Daniel Lemire's blog

, 4 min read

Let us abolish page limits in scientific publications

As scientists, we are often subjected to strict page limits. These limits made sense when articles were printed on expensive paper. They are now obsolete.

  • But we still need to print the articles on paper! At least in Computer Science, almost everyone has adopted electronic media. It is cheaper and more convenient. I carry thousands of research papers on my laptop: I would require a part-time archivist to get the same result with paper. And 99% of all references are a mouse click away. Given a research paper, I can quickly search through it for interesting terms. It is true that paper versions can sometimes be handy. However, we have this marvelous technology called the personal printer. You can get one for $100. And these printers are connected to computers smart enough to print just the pages you need. You need to review the proof of a theorem on paper? Just print out the proof, specifically. Most people who can afford access to printed journals can afford a printer and the printing costs.

  • Reviewers prefer to review short papers. It can be more difficult to review a short paper than a long paper. I speak from experience. For example, I am currently reviewing papers for ACM RecSys where we have two tracks: short and long papers. It takes me just as long to review short papers. Indeed, reading the text itself is not the bottleneck. What takes the bulk of my time?

  • Checking the literature is time consuming. I often ask myself: did they really advance the state-of-the-art? Other times, I want to check how the submitted manuscript differ from previous work from the same authors.

  • Reviewing the methodology or the mathematical proof also takes me a long time, especially when the authors have omitted details.

If the authors expand unnecessarily on uninteresting aspects of their work, or spend much time reviewing elementary facts, it does not slow me down much because I can easily skip it, as long as the work is well structured. In fact, I find that I can get the gist of an entire Ph.D. thesis, if it is well written, faster than I can understand some short research papers. To summarize: the number of pages is not the primary factor determining how long it takes to review a paper. The problem is not that papers are too long, rather it is that they are often written too poorly.

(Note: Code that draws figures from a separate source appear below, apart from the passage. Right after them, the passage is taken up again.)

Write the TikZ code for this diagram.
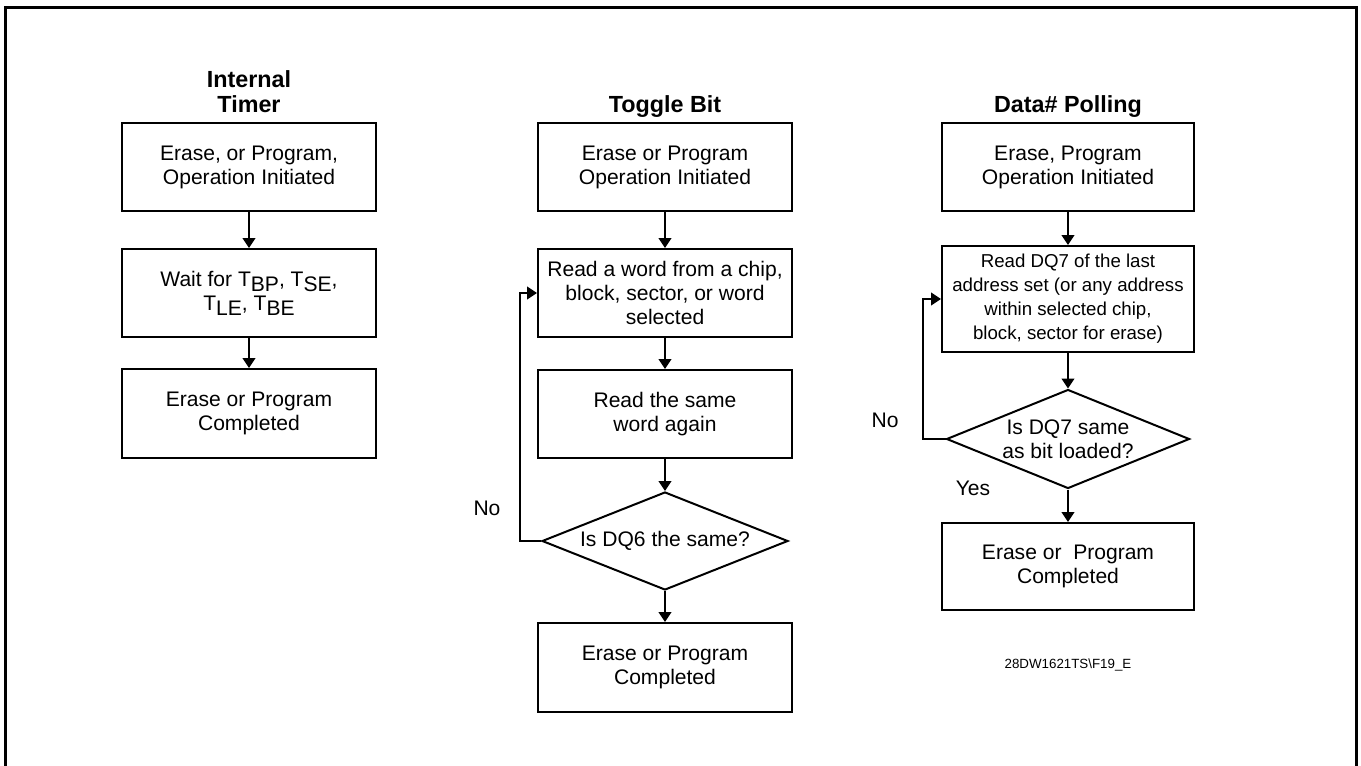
\documentclass[tikz,border=0pt]{standalone}
\usepackage{fontspec}
\setmainfont{Liberation Sans}
\usetikzlibrary{arrows.meta,shapes.geometric}
\newcommand\lowsub[1]{\raisebox{-0.25em}{#1}}
\begin{document}
\begin{tikzpicture}[x=0.75pt,y=-0.75pt,
  box/.style={draw, line width=1.5pt, minimum width=254*0.75pt, minimum height=88*0.75pt,
    inner sep=0pt, align=center, font=\fontsize{15.8}{18}\selectfont},
  dia/.style={draw, shape=diamond, line width=1.5pt, inner sep=0pt, aspect=2.5,
    align=center, font=\fontsize{15.8}{18}\selectfont},
  ttl/.style={font=\bfseries\fontsize{17.5}{18.75}\selectfont, align=center, anchor=base, inner sep=0pt},
  lbl/.style={font=\fontsize{15.8}{18}\selectfont, inner sep=0pt},
  arr/.style={line width=1.6pt, -{Triangle[length=7.5pt,width=9.5pt]}}
]
\useasboundingbox (0,0) rectangle (1361,765);
\begin{scope}
\clip (0,0) rectangle (1361,765);
\draw[line width=2.25pt] (5.5,7) rectangle (1356,790);
\end{scope}

% Column 1: Internal Timer
\node[ttl] (t1) at (249,112) {Internal\\Timer};
\node[box] (a1) at (249,167) {Erase, or Program,\\Operation Initiated};
\node[box] (a2) at (249,293) {Wait for T\lowsub{BP}, T\lowsub{SE},\\T\lowsub{LE}, T\lowsub{BE}};
\node[box, minimum height=89*0.75pt] (a3) at (249,413.5) {Erase or Program\\Completed};
\draw[arr] (a1) -- (a2);
\draw[arr] (a2) -- (a3);

% Column 2: Toggle Bit
\node[ttl] (t2) at (665,112) {Toggle Bit};
\node[box] (b1) at (665,167) {Erase or Program\\Operation Initiated};
\node[box] (b2) at (665,293) {Read a word from a chip,\\block, sector, or word\\selected};
\node[box] (b3) at (665,414) {Read the same\\word again};
\node[dia, minimum width=246*0.75pt, minimum height=98*0.75pt] (b4) at (665,541) {Is DQ6 the same?};
\node[box, minimum height=89*0.75pt] (b5) at (665,667.5) {Erase or Program\\Completed};
\draw[arr] (b1) -- (b2);
\draw[arr] (b2) -- (b3);
\draw[arr] (b3) -- (b4);
\draw[arr] (b4) -- (b5);
\coordinate (lb) at (520,541);
\draw[arr] (b4.west) -- (lb) |- (b2.west);
\node[lbl] (nob) at (487,508) {No};

% Column 3: Data# Polling
\node[ttl] (t3) at (1068,112) {Data\# Polling};
\node[box, minimum width=252*0.75pt] (c1) at (1068,167) {Erase, Program\\Operation Initiated};
\node[box, minimum width=252*0.75pt, minimum height=106*0.75pt, font=\fontsize{14}{18}\selectfont] (c2) at (1068,299)
  {Read DQ7 of the last\\address set (or any address\\within selected chip,\\block, sector for erase)};
\node[dia, aspect=2.45, minimum width=243*0.75pt, minimum height=99*0.75pt] (c3) at (1068,439) {Is DQ7 same\\as bit loaded?};
\node[box, minimum width=252*0.75pt, minimum height=87*0.75pt] (c4) at (1068,566.5) {Erase or~~Program\\Completed};
\draw[arr] (c1) -- (c2);
\draw[arr] (c2) -- (c3);
\draw[arr] (c3) -- (c4);
\coordinate (lc) at (923,439);
\draw[arr] (c3.west) -- (lc) |- (c2.west);
\node[lbl] (noc) at (885,420) {No};
\node[lbl] (yes) at (973,488) {Yes};

\node[font=\fontsize{10}{12}\selectfont, inner sep=0pt] (ref) at (1068,665) {28DW1621TS\textbackslash F19\_E};
\end{tikzpicture}
\end{document}
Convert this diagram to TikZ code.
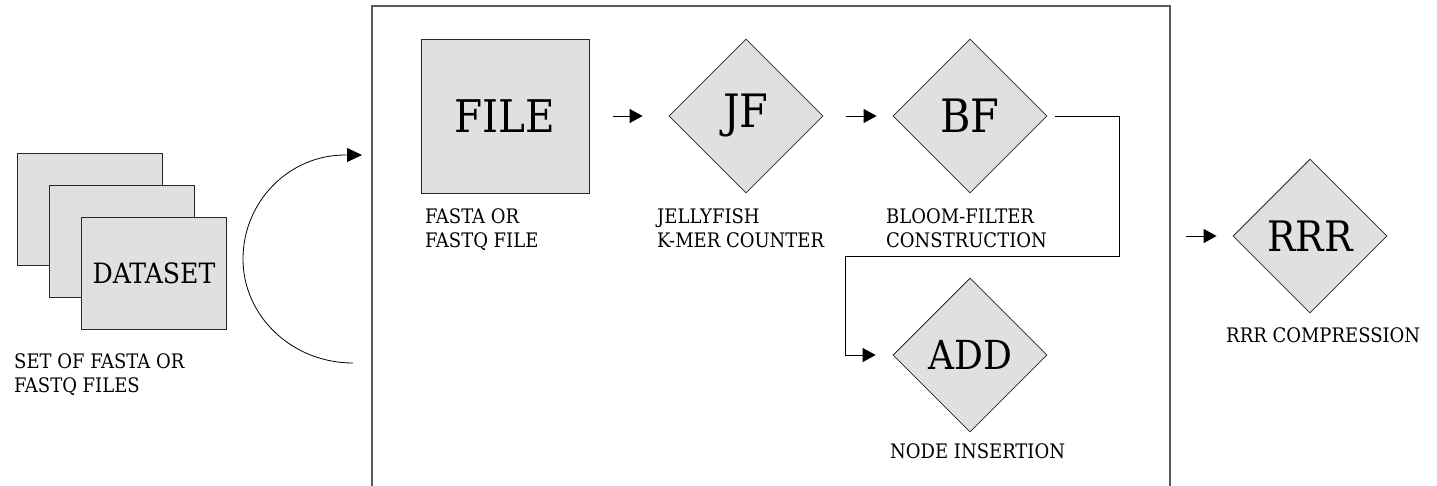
\documentclass[tikz,border=0pt]{standalone}
\usepackage{fontspec}
\setmainfont{DejaVu Serif Condensed}
\usetikzlibrary{arrows.meta,shapes.geometric}
\definecolor{shapefill}{RGB}{224,224,224}
\definecolor{shapeline}{RGB}{40,40,40}
\definecolor{frameline}{RGB}{90,90,90}
\tikzset{
	sheet/.style={draw=shapeline,fill=shapefill,line width=0.8pt,minimum width=145pt,minimum height=112pt,inner sep=0pt},
	stage/.style={diamond,aspect=1,draw=shapeline,fill=shapefill,line width=0.8pt,minimum width=154pt,minimum height=154pt,inner sep=0pt},
	caption/.style={anchor=north west,inner sep=0pt,align=left,font=\fontsize{20}{24}\selectfont},
	arr/.style={-{Triangle[length=13pt,width=14pt]},line width=1pt},
}

\begin{document}
\begin{tikzpicture}[x=1pt,y=-1pt]
		%%%%% START %%%%%
		\useasboundingbox (0,0) rectangle (1437,485);
		\clip (0,0) rectangle (1437,485);
		
		% input files
		\node[sheet] (sheetA) at (89.5,209) {};
		\node[sheet] (sheetB) at (121.5,241) {};
		\node[sheet,font=\fontsize{28}{32}\selectfont] (dataset) at (154,273) {DATASET};
		\node[caption] (datasetlbl) at (14,353) {SET OF FASTA OR\\FASTQ FILES};
		
		% loop over the files
		\coordinate (loopstart) at (353,363);
		\coordinate (loopend) at (362,155);
		\draw[-{Triangle[length=15pt,width=14pt]},line width=0.8pt] (loopstart) .. controls (292.3,363) and (243,316.4) .. (243,259) .. controls (243,201.6) and (289,155) .. (345,155) -- (loopend);
		
		% per file
		\draw[draw=frameline,line width=1.5pt] (372,6) rectangle (1170,500);
		
		\node[sheet,minimum width=168pt,minimum height=154pt,font=\fontsize{45}{50}\selectfont] (file) at (505,116) {FILE};
		\node[caption] (filelbl) at (425,208) {FASTA OR\\FASTQ FILE};
		
		\node[stage,font=\fontsize{46}{50}\selectfont] (jf) at (746,116) {JF};
		\node[caption] (jflbl) at (657,208) {JELLYFISH\\K-MER COUNTER};
		
		\node[stage,font=\fontsize{46}{50}\selectfont] (bf) at (970,116) {BF};
		\node[caption] (bflbl) at (886,208) {BLOOM-FILTER\\CONSTRUCTION};
		
		\node[stage,font=\fontsize{40}{44}\selectfont] (add) at (970,355) {ADD};
		\node[caption] (addlbl) at (890,443) {NODE INSERTION};
		
		\draw[arr] ([xshift=24pt]file.east) -- ([xshift=-26pt]jf.west);
		\draw[arr] ([xshift=23pt]jf.east) -- ([xshift=-16pt]bf.west);
		
		\coordinate (bendA) at (1119,256);
		\coordinate (bendB) at (845,256);
		\draw[arr] ([xshift=8pt]bf.east) -| (bendA) -- (bendB) |- ([xshift=-17pt]add.west);
		
		% after all files
		\node[stage,font=\fontsize{42}{46}\selectfont] (rrr) at (1310,236) {RRR};
		\node[caption] (rrrlbl) at (1226,327) {RRR COMPRESSION};
		\draw[arr] ([xshift=-47pt]rrr.west) -- ([xshift=-16pt]rrr.west);
		%%%%% END %%%%%
\end{tikzpicture}
\end{document}
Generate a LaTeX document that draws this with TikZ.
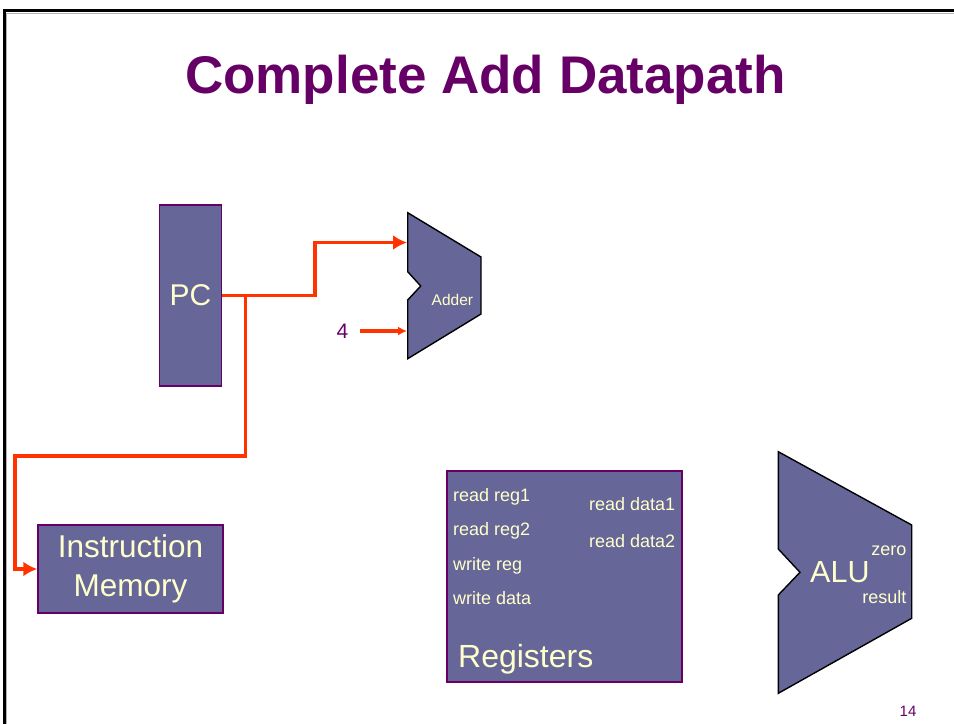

  • __We want to entice authors to be concise.__ Everything else being equal, a concise text will be better written and easier to read than its longer counterpart. However, everything else is not equal. For example, Venkatesh Rao’s [brief History of the Corporation](http://www.ribbonfarm.com/2011/06/08/a-brief-history-of-the-corporation-1600-to-2100/) is a blog post containing 7000 words. It is an order of magnitude larger than most blog posts. Aren’t Internet users supposed to suffer from attention deficit? Surely, nobody has time for such a long blog post? Yet it has become a classic. It has been extensively covered by various Internet news sites and forums, cited thousands of times. This is no excuse to use long and complicated sentences or to repeat yourself: Rao is an expert writer even though he writes long blog posts. So, while it is true that we have little tolerance for boring ramblings, what matters is less the length of the text, and more how interesting it is.

    Thankfully, page limits are going away, slowly. Adam Marcus sent me a link to the UIST call for papers where they are openly flexible regarding page limits:

    While we will review papers longer than 10 pages, the contributions must warrant the extra length.

    Similarly, John Regehr sent me link to the OOPSLA call for papers:

    The length of a submitted paper should not be a point of concern for authors. Authors should focus instead on addressing the criteria mentioned above, whether it takes 5 pages or 15 pages. It is, however, the responsibility of the authors to keep the reviewers interested and motivated to read the paper. Reviewers are under no obligation to read all or even a substantial portion of a paper if they do not find the initial part of the paper interesting.

    Further reading: Stephen King made a killing his novel The Stand. Yet it spans nearly 1500 pages. Rao wrote several posts on why he shouldn’t be expected to use few words: Seeking Density in the Gonzo Theater and Just Add Water.

    Update: According to an anonymous reader, copy editing is often charged by the number of pages. So it can cost twice as much to publish a paper twice as long, even if you only publish it electronically.